Task brief: Write out the data below exactly as given, without any of its pictures.
* Begin Provided data *
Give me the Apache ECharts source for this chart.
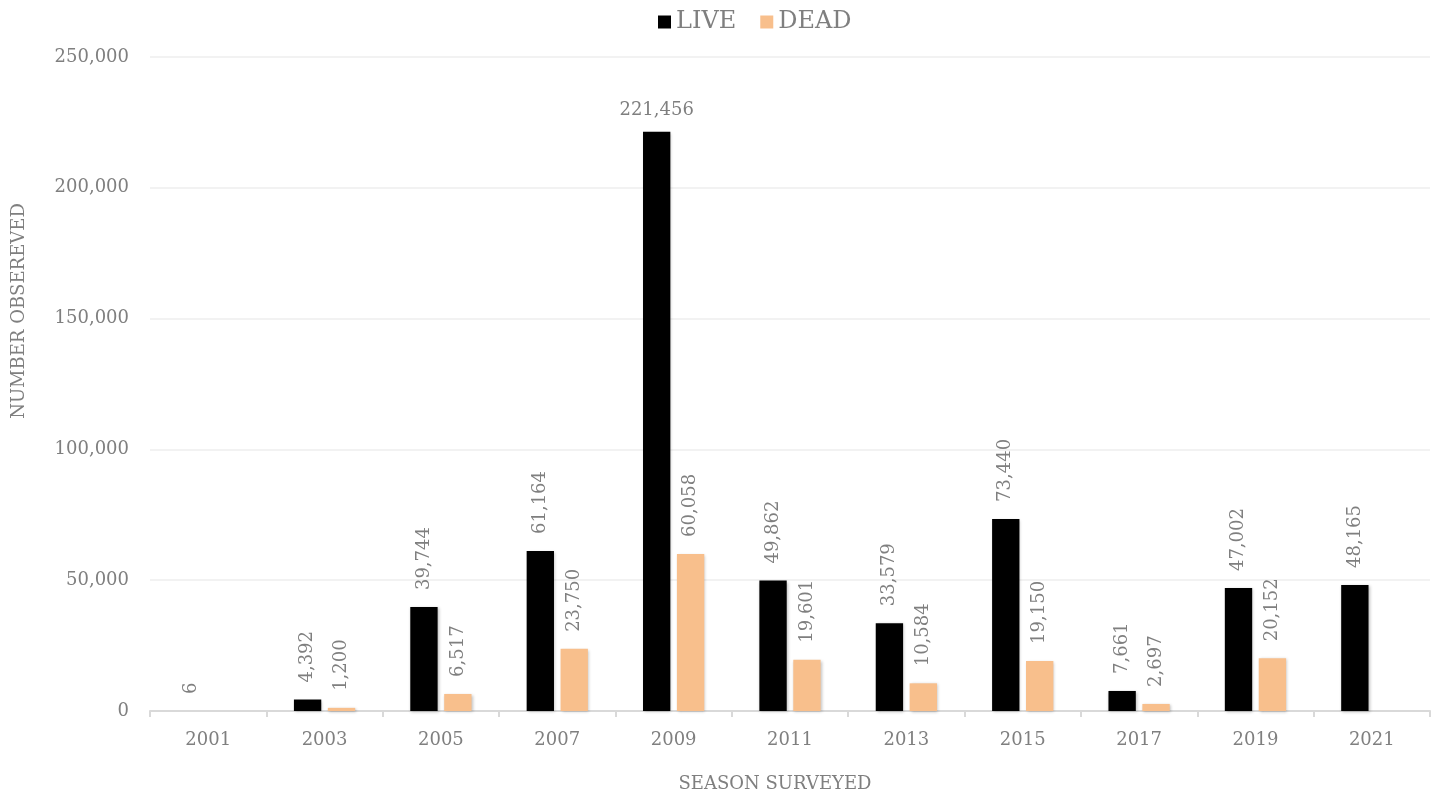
<!DOCTYPE html>
<html>
<head>
<meta charset="utf-8">
<script src="https://cdn.jsdelivr.net/npm/echarts@6/dist/echarts.min.js"></script>
<style>html,body{margin:0;padding:0;background:#fff;overflow:hidden}#chart{width:1442px;height:798px}</style>
</head>
<body>
<div id="chart"></div>
<script>
var seasons = ['2001','2003','2005','2007','2009','2011','2013','2015','2017','2019','2021'];
var liveValues = [6, 4392, 39744, 61164, 221456, 49862, 33579, 73440, 7661, 47002, 48165];
var deadValues = [null, 1200, 6517, 23750, 60058, 19601, 10584, 19150, 2697, 20152, null];
var yTicks = [0, 50000, 100000, 150000, 200000, 250000];

var FONT = '"DejaVu Serif", "Liberation Serif", serif';
var GRAY = '#7f7f7f';
function fmt(v){ return Number(v).toLocaleString('en-US'); }

var labelBase = {
  show: true, position: 'top', rotate: 90, align: 'left', verticalAlign: 'middle',
  distance: 17, color: GRAY, fontFamily: FONT, fontSize: 18,
  formatter: function(p){ return fmt(p.value); }
};

var liveData = liveValues.map(function(v){
  if (v > 150000) {
    return { value: v, label: { rotate: 0, align: 'center', verticalAlign: 'bottom', distance: 12 } };
  }
  return v;
});

var chart = echarts.init(document.getElementById('chart'), null, {renderer:'canvas'});
chart.setOption({
  animation: false,
  textStyle: { fontFamily: FONT },
  legend: {
    left: 653, top: 5, icon: 'rect',
    itemWidth: 13, itemHeight: 13, itemGap: 24,
    textStyle: { color: GRAY, fontFamily: FONT, fontSize: 24 },
    data: ['LIVE', 'DEAD']
  },
  grid: { left: 150, right: 12, top: 57, bottom: 84, containLabel: false },
  xAxis: {
    type: 'category', data: seasons,
    name: 'SEASON SURVEYED', nameLocation: 'middle', nameGap: 64,
    nameTextStyle: { color: GRAY, fontFamily: FONT, fontSize: 18, padding: [0, 30, 0, 0] },
    axisLine: { lineStyle: { color: '#d9d9d9', width: 2 } },
    axisTick: { show: true, length: 6, lineStyle: { color: '#d9d9d9', width: 2 } },
    axisLabel: { color: GRAY, fontFamily: FONT, fontSize: 18, margin: 20 }
  },
  yAxis: {
    type: 'value', min: 0, max: yTicks[yTicks.length-1], interval: yTicks[1]-yTicks[0],
    name: 'NUMBER OBSEREVED', nameLocation: 'middle', nameGap: 122,
    nameTextStyle: { color: GRAY, fontFamily: FONT, fontSize: 18, padding: [0, 0, 0, 146] },
    axisLine: { show: false }, axisTick: { show: false },
    axisLabel: { color: GRAY, fontFamily: FONT, fontSize: 18, margin: 21, formatter: function(v){ return fmt(v); } },
    splitLine: { lineStyle: { color: '#eeeeee', width: 1.5 } }
  },
  series: [
    {
      name: 'LIVE', type: 'bar', data: liveData,
      barWidth: '23.5%', barGap: '24%',
      itemStyle: { color: '#000000', shadowColor: 'rgba(0,0,0,0.25)', shadowBlur: 3, shadowOffsetX: 1, shadowOffsetY: 1 },
      label: labelBase
    },
    {
      name: 'DEAD', type: 'bar', data: deadValues,
      barWidth: '23.5%', barGap: '24%',
      itemStyle: { color: '#f8bf8c', shadowColor: 'rgba(0,0,0,0.25)', shadowBlur: 3, shadowOffsetX: 1, shadowOffsetY: 1 },
      label: labelBase
    }
  ]
});
</script>
</body>
</html>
* End Provided data *
Task result:
Give me the Apache ECharts source for this chart.
<!DOCTYPE html>
<html>
<head>
<meta charset="utf-8">
<script src="https://cdn.jsdelivr.net/npm/echarts@6/dist/echarts.min.js"></script>
<style>html,body{margin:0;padding:0;background:#fff;overflow:hidden}#chart{width:1442px;height:798px}</style>
</head>
<body>
<div id="chart"></div>
<script>
var seasons = ['2001','2003','2005','2007','2009','2011','2013','2015','2017','2019','2021'];
var liveValues = [6, 4392, 39744, 61164, 221456, 49862, 33579, 73440, 7661, 47002, 48165];
var deadValues = [null, 1200, 6517, 23750, 60058, 19601, 10584, 19150, 2697, 20152, null];
var yTicks = [0, 50000, 100000, 150000, 200000, 250000];

var FONT = '"DejaVu Serif", "Liberation Serif", serif';
var GRAY = '#7f7f7f';
function fmt(v){ return Number(v).toLocaleString('en-US'); }

var labelBase = {
  show: true, position: 'top', rotate: 90, align: 'left', verticalAlign: 'middle',
  distance: 17, color: GRAY, fontFamily: FONT, fontSize: 18,
  formatter: function(p){ return fmt(p.value); }
};

var liveData = liveValues.map(function(v){
  if (v > 150000) {
    return { value: v, label: { rotate: 0, align: 'center', verticalAlign: 'bottom', distance: 12 } };
  }
  return v;
});

var chart = echarts.init(document.getElementById('chart'), null, {renderer:'canvas'});
chart.setOption({
  animation: false,
  textStyle: { fontFamily: FONT },
  legend: {
    left: 653, top: 5, icon: 'rect',
    itemWidth: 13, itemHeight: 13, itemGap: 24,
    textStyle: { color: GRAY, fontFamily: FONT, fontSize: 24 },
    data: ['LIVE', 'DEAD']
  },
  grid: { left: 150, right: 12, top: 57, bottom: 84, containLabel: false },
  xAxis: {
    type: 'category', data: seasons,
    name: 'SEASON SURVEYED', nameLocation: 'middle', nameGap: 64,
    nameTextStyle: { color: GRAY, fontFamily: FONT, fontSize: 18, padding: [0, 30, 0, 0] },
    axisLine: { lineStyle: { color: '#d9d9d9', width: 2 } },
    axisTick: { show: true, length: 6, lineStyle: { color: '#d9d9d9', width: 2 } },
    axisLabel: { color: GRAY, fontFamily: FONT, fontSize: 18, margin: 20 }
  },
  yAxis: {
    type: 'value', min: 0, max: yTicks[yTicks.length-1], interval: yTicks[1]-yTicks[0],
    name: 'NUMBER OBSEREVED', nameLocation: 'middle', nameGap: 122,
    nameTextStyle: { color: GRAY, fontFamily: FONT, fontSize: 18, padding: [0, 0, 0, 146] },
    axisLine: { show: false }, axisTick: { show: false },
    axisLabel: { color: GRAY, fontFamily: FONT, fontSize: 18, margin: 21, formatter: function(v){ return fmt(v); } },
    splitLine: { lineStyle: { color: '#eeeeee', width: 1.5 } }
  },
  series: [
    {
      name: 'LIVE', type: 'bar', data: liveData,
      barWidth: '23.5%', barGap: '24%',
      itemStyle: { color: '#000000', shadowColor: 'rgba(0,0,0,0.25)', shadowBlur: 3, shadowOffsetX: 1, shadowOffsetY: 1 },
      label: labelBase
    },
    {
      name: 'DEAD', type: 'bar', data: deadValues,
      barWidth: '23.5%', barGap: '24%',
      itemStyle: { color: '#f8bf8c', shadowColor: 'rgba(0,0,0,0.25)', shadowBlur: 3, shadowOffsetX: 1, shadowOffsetY: 1 },
      label: labelBase
    }
  ]
});
</script>
</body>
</html>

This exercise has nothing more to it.